Wilhelm Frederick von Ludwig (16 September 1790 – 14 December 1865) was a German medical doctor known for his 1836 publication on the condition now known as Ludwig's angina.

==Early life==
Ludwig was born in Uhlbach (near Stuttgart) in the state of Württemberg. His father was a clergyman and served as his childhood teacher. At the age of 10, he was sent to attend the Latin school at Markgröningen. Ludwig showed promise in medicine at an early age, and at 14, he went to Neuenburg to continue his classical studies while beginning to study medicine under a surgeon. Ludwig received a certificate of proficiency in 1807, whereupon he went on to study surgery, medicine, and obstetrics at the University of Tübingen.

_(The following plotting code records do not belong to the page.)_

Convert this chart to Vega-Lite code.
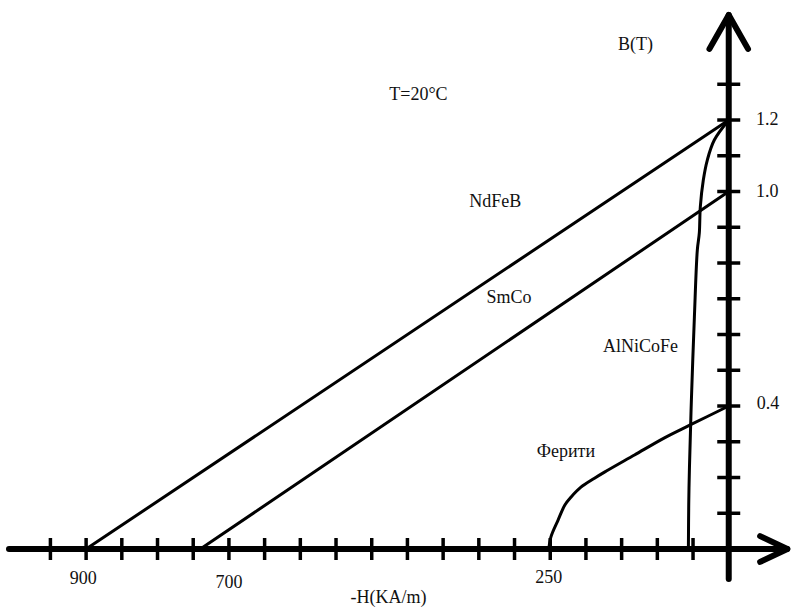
{
  "$schema": "https://vega.github.io/schema/vega-lite/v6.json",
  "width": 791,
  "height": 608,
  "padding": 0,
  "autosize": {"type": "fit", "contains": "padding"},
  "background": "white",
  "config": {"view": {"stroke": null}},
  "datasets": {
    "curves": [
      {"series": "NdFeB", "i": 0, "H": 900, "B": 0},
      {"series": "NdFeB", "i": 1, "H": 0, "B": 1.2},
      {"series": "SmCo", "i": 0, "H": 740, "B": 0},
      {"series": "SmCo", "i": 1, "H": 0, "B": 1.0},
      {"series": "Ferrite", "i": 0, "H": 252, "B": 0},
      {"series": "Ferrite", "i": 1, "H": 249, "B": 0.034},
      {"series": "Ferrite", "i": 2, "H": 239, "B": 0.081},
      {"series": "Ferrite", "i": 3, "H": 229.5, "B": 0.123},
      {"series": "Ferrite", "i": 4, "H": 221, "B": 0.145},
      {"series": "Ferrite", "i": 5, "H": 207, "B": 0.173},
      {"series": "Ferrite", "i": 6, "H": 188, "B": 0.198},
      {"series": "Ferrite", "i": 7, "H": 174, "B": 0.215},
      {"series": "Ferrite", "i": 8, "H": 132, "B": 0.263},
      {"series": "Ferrite", "i": 9, "H": 90, "B": 0.311},
      {"series": "Ferrite", "i": 10, "H": 54, "B": 0.347},
      {"series": "Ferrite", "i": 11, "H": 0, "B": 0.4},
      {"series": "AlNiCoFe", "i": 0, "H": 56.5, "B": 0},
      {"series": "AlNiCoFe", "i": 1, "H": 56, "B": 0.129},
      {"series": "AlNiCoFe", "i": 2, "H": 55, "B": 0.229},
      {"series": "AlNiCoFe", "i": 3, "H": 52.3, "B": 0.417},
      {"series": "AlNiCoFe", "i": 4, "H": 48.1, "B": 0.649},
      {"series": "AlNiCoFe", "i": 5, "H": 44, "B": 0.836},
      {"series": "AlNiCoFe", "i": 6, "H": 41.2, "B": 0.884},
      {"series": "AlNiCoFe", "i": 7, "H": 39.8, "B": 0.957},
      {"series": "AlNiCoFe", "i": 8, "H": 35.6, "B": 1.032},
      {"series": "AlNiCoFe", "i": 9, "H": 30, "B": 1.088},
      {"series": "AlNiCoFe", "i": 10, "H": 20.2, "B": 1.144},
      {"series": "AlNiCoFe", "i": 11, "H": 0, "B": 1.2}
    ],
    "axes": [
      {"g": "xaxis", "i": 0, "H": 1008, "B": 0},
      {"g": "xaxis", "i": 1, "H": -82, "B": 0},
      {"g": "yaxis", "i": 0, "H": 0, "B": -0.084},
      {"g": "yaxis", "i": 1, "H": 0, "B": 1.494},
      {"g": "xarrow", "i": 0, "H": -44, "B": 0.036},
      {"g": "xarrow", "i": 1, "H": -82, "B": 0},
      {"g": "xarrow", "i": 2, "H": -44, "B": -0.036},
      {"g": "yarrow", "i": 0, "H": 27, "B": 1.399},
      {"g": "yarrow", "i": 1, "H": 0, "B": 1.494},
      {"g": "yarrow", "i": 2, "H": -27, "B": 1.399}
    ],
    "xticks": [
      {"H": 950, "B": 0}, {"H": 900, "B": 0}, {"H": 850, "B": 0}, {"H": 800, "B": 0},
      {"H": 750, "B": 0}, {"H": 700, "B": 0}, {"H": 650, "B": 0}, {"H": 600, "B": 0},
      {"H": 550, "B": 0}, {"H": 500, "B": 0}, {"H": 450, "B": 0}, {"H": 400, "B": 0},
      {"H": 350, "B": 0}, {"H": 300, "B": 0}, {"H": 250, "B": 0}, {"H": 200, "B": 0},
      {"H": 150, "B": 0}, {"H": 100, "B": 0}, {"H": 50, "B": 0}
    ],
    "yticks": [
      {"H": 0, "B": 0.1}, {"H": 0, "B": 0.2}, {"H": 0, "B": 0.3}, {"H": 0, "B": 0.4},
      {"H": 0, "B": 0.5}, {"H": 0, "B": 0.6}, {"H": 0, "B": 0.7}, {"H": 0, "B": 0.8},
      {"H": 0, "B": 0.9}, {"H": 0, "B": 1.0}, {"H": 0, "B": 1.1}, {"H": 0, "B": 1.2},
      {"H": 0, "B": 1.3}
    ],
    "labels": [
      {"text": "900", "H": 904, "B": -0.084},
      {"text": "700", "H": 700, "B": -0.095},
      {"text": "250", "H": 252, "B": -0.081},
      {"text": "1.2", "H": -54, "B": 1.2},
      {"text": "1.0", "H": -54, "B": 1.0},
      {"text": "0.4", "H": -55, "B": 0.405},
      {"text": "B(T)", "H": 130.5, "B": 1.41},
      {"text": "T=20°C", "H": 434.6, "B": 1.27},
      {"text": "NdFeB", "H": 327, "B": 0.971},
      {"text": "SmCo", "H": 307.6, "B": 0.702},
      {"text": "AlNiCoFe", "H": 123.5, "B": 0.565},
      {"text": "Ферити", "H": 228, "B": 0.271},
      {"text": "-H(KA/m)", "H": 476.5, "B": -0.137}
    ]
  },
  "encoding": {
    "x": {"field": "H", "type": "quantitative", "axis": null,
          "scale": {"domain": [-83.0, 1020.6], "reverse": true, "nice": false, "zero": false}},
    "y": {"field": "B", "type": "quantitative", "axis": null,
          "scale": {"domain": [-0.165, 1.5357], "nice": false, "zero": false}}
  },
  "layer": [
    {
      "data": {"name": "curves"},
      "mark": {"type": "line", "color": "black", "strokeWidth": 3, "interpolate": "catmull-rom", "strokeCap": "round"},
      "encoding": {"detail": {"field": "series"}, "order": {"field": "i", "type": "quantitative"}}
    },
    {
      "data": {"name": "xticks"},
      "mark": {"type": "tick", "orient": "vertical", "color": "black", "size": 22, "thickness": 3.5, "opacity": 1}
    },
    {
      "data": {"name": "yticks"},
      "mark": {"type": "tick", "orient": "horizontal", "color": "black", "size": 23, "thickness": 3.5, "opacity": 1}
    },
    {
      "data": {"name": "axes"},
      "mark": {"type": "line", "color": "black", "strokeWidth": 6, "strokeCap": "round", "strokeJoin": "round"},
      "encoding": {"detail": {"field": "g"}, "order": {"field": "i", "type": "quantitative"}}
    },
    {
      "data": {"name": "labels"},
      "mark": {"type": "text", "font": "'Liberation Serif', 'Times New Roman', serif", "fontSize": 18, "color": "#111111", "align": "center", "baseline": "middle"},
      "encoding": {"text": {"field": "text"}}
    }
  ]
}
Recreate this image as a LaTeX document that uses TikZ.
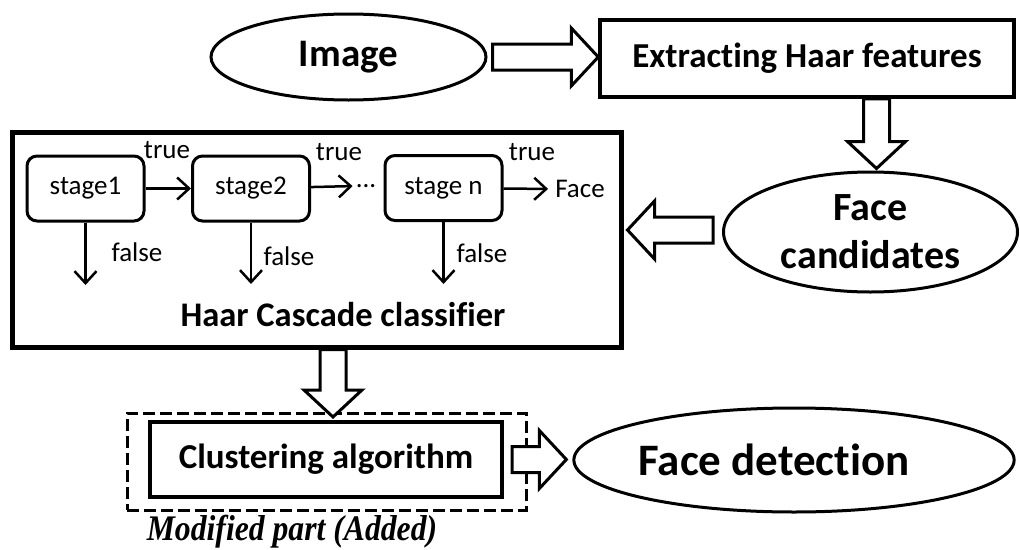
\documentclass[tikz,border=0pt]{standalone}
\usepackage{fontspec}
\setmainfont[Ligatures={NoCommon,NoContextual}]{Carlito}
\newfontfamily\capfont{Liberation Serif}
\usetikzlibrary{shapes.geometric,arrows.meta,calc}

% geometry of the hollow block arrows
\def\fashaft{13pt}
\def\fahalf{29pt}
\def\fahead{27pt}
\newcommand\hollowarrow[2]{%
  \coordinate (ha-b) at ($(#2)!\fahead!(#1)$);
  \draw[hollow] ($(#1)!\fashaft!90:(#2)$) -- ($(ha-b)!\fashaft!90:(#2)$)
    -- ($(ha-b)!\fahalf!90:(#2)$) -- (#2) -- ($(ha-b)!\fahalf!-90:(#2)$)
    -- ($(ha-b)!\fashaft!-90:(#2)$) -- ($(#1)!\fashaft!-90:(#2)$) -- cycle;}

\begin{document}
\begin{tikzpicture}[x=1pt,y=-1pt,
  oval/.style={ellipse, draw, line width=3pt, inner sep=0pt, align=center},
  block/.style={rectangle, draw, line width=3.5pt, inner sep=0pt},
  stagebox/.style={rectangle, draw, line width=3pt, rounded corners=10pt,
    minimum width=117pt, minimum height=65pt, inner sep=0pt,
    font=\fontsize{27}{30}\selectfont},
  small/.style={inner sep=0pt, font=\fontsize{27}{30}\selectfont},
  big/.style={font=\bfseries\fontsize{#1}{#1}\selectfont},
  hollow/.style={draw, fill=white, line width=3pt, line join=miter},
  thinarrow/.style={line width=2.5pt, -{Straight Barb[length=12pt,width=22pt]}},
]
\useasboundingbox (0,0) rectangle (1020,549);

% top row
\node[oval, minimum width=275pt, minimum height=86pt, big=39] (img) at (348.5,57) {Image};
\node[block, minimum width=414pt, minimum height=77pt, big=35] (ext) at (807,58.5) {Extracting Haar features};
\node[oval, minimum width=294pt, minimum height=120pt,
      font=\bfseries\fontsize{40}{48}\selectfont] (cand) at (870.5,232) {Face\\candidates};

% cascade classifier
\node[block, line width=5pt, minimum width=609pt, minimum height=215pt] (big) at (316.5,239.5) {};
\node[stagebox] (s1) at (85.5,188.5) {stage1};
\node[stagebox] (s2) at (251,188.5) {stage2};
\node[stagebox] (sn) at (443.5,188) {stage n};
\node[small] (dots) at (366,186) {...};
\node[small] (face) at (580,189) {Face};
\node[small] at (167,150) {true};
\node[small] at (339,152) {true};
\node[small] at (532,152) {true};
\node[small] at (137,252) {false};
\node[small] at (289,256) {false};
\node[small] at (482,253) {false};
\node[big=34.5] (haar) at (343,315) {Haar Cascade classifier};

\coordinate (f1) at (s1.south |- 0,285);
\coordinate (f2) at (s2.south |- 0,284);
\coordinate (fn) at (sn.south |- 0,284);
\draw[thinarrow] (s1) -- (s2);
\draw[thinarrow, shorten >=3pt] (s2) -- (dots.west);
\draw[thinarrow, shorten >=7pt] (sn) -- (face.west);
\draw[thinarrow] (s1.south) -- (f1);
\draw[thinarrow] (s2.south) -- (f2);
\draw[thinarrow] (sn.south) -- (fn);

% bottom row
\node[rectangle, draw, dashed, dash pattern=on 12pt off 5pt, line width=3pt,
      minimum width=399pt, minimum height=97pt] (mod) at (326.5,461.5) {};
\node[block, line width=4pt, minimum width=352pt, minimum height=75pt, big=35] (clus) at (326,459.5) {Clustering algorithm};
\node[oval, minimum width=406pt, minimum height=104pt, big=45] (det) at (794,460) {Face detection\hspace*{40pt}};
\node[font=\capfont\bfseries\itshape\fontsize{36}{38}\selectfont, inner sep=0pt] (cap) at (292,532) {\scalebox{0.88}[1]{Modified part (Added)}};

% block arrows between the stages of the pipeline
\coordinate (a1s) at ($(img.east)+(5,0)$);
\coordinate (a1t) at (ext.west |- img.east);
\hollowarrow{a1s}{a1t}
\coordinate (a2t) at ($(cand.north)+(6,-2)$);
\coordinate (a2s) at (a2t |- ext.south);
\hollowarrow{a2s}{a2t}
\coordinate (a3s) at ($(cand.west)+(-9,-2)$);
\coordinate (a3t) at ($(big.east |- a3s)+(4,0)$);
\hollowarrow{a3s}{a3t}
\coordinate (a4s) at ($(big.south)+(16.5,0)$);
\coordinate (a4t) at ($(a4s |- clus.north)+(0,-3)$);
\hollowarrow{a4s}{a4t}
\coordinate (a5s) at ($(clus.east)+(8,0)$);
\coordinate (a5t) at ($(det.west |- a5s)+(-6,0)$);
\hollowarrow{a5s}{a5t}
\end{tikzpicture}
\end{document}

His performance was so exemplary that he was awarded a gold medal by King Frederick I in 1809—before graduating—for the advancement of surgery. In July 1811, Ludwig received his doctorate.

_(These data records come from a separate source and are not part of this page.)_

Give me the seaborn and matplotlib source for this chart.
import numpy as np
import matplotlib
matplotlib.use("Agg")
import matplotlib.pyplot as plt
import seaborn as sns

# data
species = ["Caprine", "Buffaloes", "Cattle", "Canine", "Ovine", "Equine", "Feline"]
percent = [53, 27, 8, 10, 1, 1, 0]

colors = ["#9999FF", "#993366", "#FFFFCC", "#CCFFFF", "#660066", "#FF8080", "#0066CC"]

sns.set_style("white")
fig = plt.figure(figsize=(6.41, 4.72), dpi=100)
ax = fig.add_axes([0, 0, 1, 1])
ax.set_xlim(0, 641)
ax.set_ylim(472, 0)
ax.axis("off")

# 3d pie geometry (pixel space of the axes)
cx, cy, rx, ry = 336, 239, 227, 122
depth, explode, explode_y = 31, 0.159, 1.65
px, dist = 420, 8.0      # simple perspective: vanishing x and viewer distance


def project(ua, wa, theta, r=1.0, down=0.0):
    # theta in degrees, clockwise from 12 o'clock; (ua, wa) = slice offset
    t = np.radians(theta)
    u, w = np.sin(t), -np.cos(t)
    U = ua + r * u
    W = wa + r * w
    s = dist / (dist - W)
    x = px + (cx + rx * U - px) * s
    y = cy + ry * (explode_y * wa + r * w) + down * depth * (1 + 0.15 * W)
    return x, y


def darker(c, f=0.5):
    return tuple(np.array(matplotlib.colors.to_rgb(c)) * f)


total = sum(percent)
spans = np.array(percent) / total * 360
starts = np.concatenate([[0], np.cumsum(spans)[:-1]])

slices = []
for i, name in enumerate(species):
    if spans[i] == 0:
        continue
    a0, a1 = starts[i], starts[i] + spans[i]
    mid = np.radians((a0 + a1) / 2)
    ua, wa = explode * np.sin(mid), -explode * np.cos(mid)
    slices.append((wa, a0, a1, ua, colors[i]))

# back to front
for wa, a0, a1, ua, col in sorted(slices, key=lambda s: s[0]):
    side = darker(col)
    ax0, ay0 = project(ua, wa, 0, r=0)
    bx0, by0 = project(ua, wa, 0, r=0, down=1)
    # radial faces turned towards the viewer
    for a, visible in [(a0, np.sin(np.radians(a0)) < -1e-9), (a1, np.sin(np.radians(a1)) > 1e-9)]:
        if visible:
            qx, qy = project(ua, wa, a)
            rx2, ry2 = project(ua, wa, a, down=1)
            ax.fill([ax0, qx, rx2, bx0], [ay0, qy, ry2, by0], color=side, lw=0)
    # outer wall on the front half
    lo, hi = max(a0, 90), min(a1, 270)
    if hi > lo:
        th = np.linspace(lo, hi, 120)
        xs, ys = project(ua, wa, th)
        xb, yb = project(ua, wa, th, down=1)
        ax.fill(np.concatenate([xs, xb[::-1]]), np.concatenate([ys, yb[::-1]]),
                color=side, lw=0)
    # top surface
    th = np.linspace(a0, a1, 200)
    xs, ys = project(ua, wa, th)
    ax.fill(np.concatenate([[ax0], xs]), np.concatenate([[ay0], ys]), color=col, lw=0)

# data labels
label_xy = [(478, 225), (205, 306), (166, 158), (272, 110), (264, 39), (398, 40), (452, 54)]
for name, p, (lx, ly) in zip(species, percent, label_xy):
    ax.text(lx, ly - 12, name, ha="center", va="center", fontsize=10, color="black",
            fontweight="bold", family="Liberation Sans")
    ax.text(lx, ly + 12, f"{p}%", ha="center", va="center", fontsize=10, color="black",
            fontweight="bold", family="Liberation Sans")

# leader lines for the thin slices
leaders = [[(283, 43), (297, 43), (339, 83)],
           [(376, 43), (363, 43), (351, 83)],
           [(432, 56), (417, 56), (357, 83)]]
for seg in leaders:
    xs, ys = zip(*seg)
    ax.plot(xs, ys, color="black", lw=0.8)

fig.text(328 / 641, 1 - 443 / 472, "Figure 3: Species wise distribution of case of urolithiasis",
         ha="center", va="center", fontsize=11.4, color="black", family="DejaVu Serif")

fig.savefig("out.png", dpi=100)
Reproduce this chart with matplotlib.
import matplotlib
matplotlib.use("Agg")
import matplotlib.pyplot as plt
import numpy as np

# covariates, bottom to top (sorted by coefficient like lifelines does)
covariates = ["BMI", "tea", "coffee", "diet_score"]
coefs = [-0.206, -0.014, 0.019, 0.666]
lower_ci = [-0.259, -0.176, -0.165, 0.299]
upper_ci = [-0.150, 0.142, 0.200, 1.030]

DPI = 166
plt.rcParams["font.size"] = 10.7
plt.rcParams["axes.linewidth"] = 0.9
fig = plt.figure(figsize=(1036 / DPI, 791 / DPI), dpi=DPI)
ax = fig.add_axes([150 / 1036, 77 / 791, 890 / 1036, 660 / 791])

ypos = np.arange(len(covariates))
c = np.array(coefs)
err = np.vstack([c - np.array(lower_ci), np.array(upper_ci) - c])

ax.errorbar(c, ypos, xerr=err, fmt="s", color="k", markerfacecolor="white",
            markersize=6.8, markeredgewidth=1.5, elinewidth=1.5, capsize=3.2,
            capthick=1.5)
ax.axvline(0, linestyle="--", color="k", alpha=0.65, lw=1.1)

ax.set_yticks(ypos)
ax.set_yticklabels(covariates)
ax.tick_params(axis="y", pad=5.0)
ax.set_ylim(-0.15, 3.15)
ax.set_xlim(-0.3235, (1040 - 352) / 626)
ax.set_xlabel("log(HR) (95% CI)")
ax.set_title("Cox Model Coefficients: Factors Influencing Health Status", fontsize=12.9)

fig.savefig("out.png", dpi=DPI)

Unfortunately, before he could commence his study tour, Napoleon attempted to conquer Russia, and previously exempt students were called to service. Ludwig served initially as the doctor for 3rd Infantry at the Schorndorf garrison, and subsequently as director for the Württemberg field hospital at Smolensk in 1812.

He contracted typhus and was captured by the Russians; after recovering from typhus, he served as a Russian noblewoman's personal physician. Once he was freed from Russian capture in 1814, Ludwig returned home and directed a typhus hospital in Hohenheim, where he completed his military service in 1815.

==Career==
Shortly after leaving the military, Ludwig was honored with title of full professor of surgery and obstetrics at Tübingen in 1815. Before fulfilling it, however, he commenced his initially planned study tour that had been put off in light of the war. Upon returning to Tübingen in 1816, Ludwig, having experienced the equipment available at other facilities in Germany, immediately supplemented Tübingen clinic's own supplies and reference literature with his own salary.

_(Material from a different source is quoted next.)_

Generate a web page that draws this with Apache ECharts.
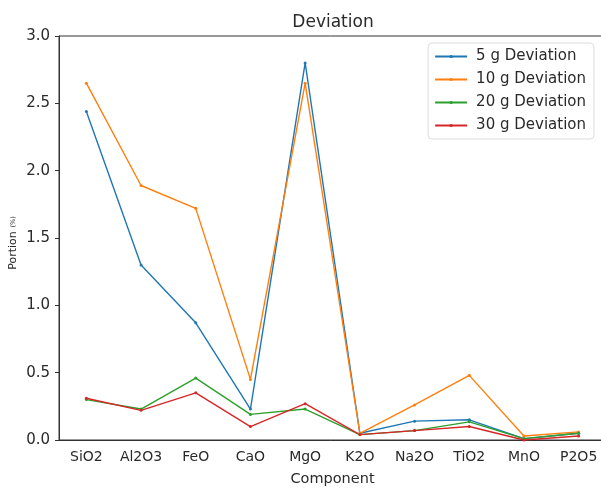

When supplies were similarly lacking in the following year, Ludwig petitioned the king for a higher salary. In response, Ludwig was appointed as one of King Wilhelm I's personal physicians (King Frederick had died the previous year). Ludwig remained in Tübingen until a successor could take his place in 1817.

When Ludwig went to Stuttgart to serve the king, he was quickly recognized as a great diagnostician, and he was soon promoted to be the royal family's chief physician.

He remained in Stuttgart for most of the remainder of his life; between 1835 and 1846, he served as director of the medical college, president of the Württemberg Medical Association, and chairman of the first Stuttgart scientific congress's medical section.

Ludwig published his now-famous paper on Ludwig's angina with no title in 1836. A colleague dubbed the condition "Angina Ludovici" (Ludwig's angina) a year later.

==Later life==
Ludwig retired in 1855 at the age of 65. He never married.

Beginning only in his seventies, the physician developed several health problems, including a bladder stone removed during 1865 in two separate sessions a few months apart. He died December 1865 a week after the onset of an unspecified neck inflammation, which was probably not the condition that bears his name.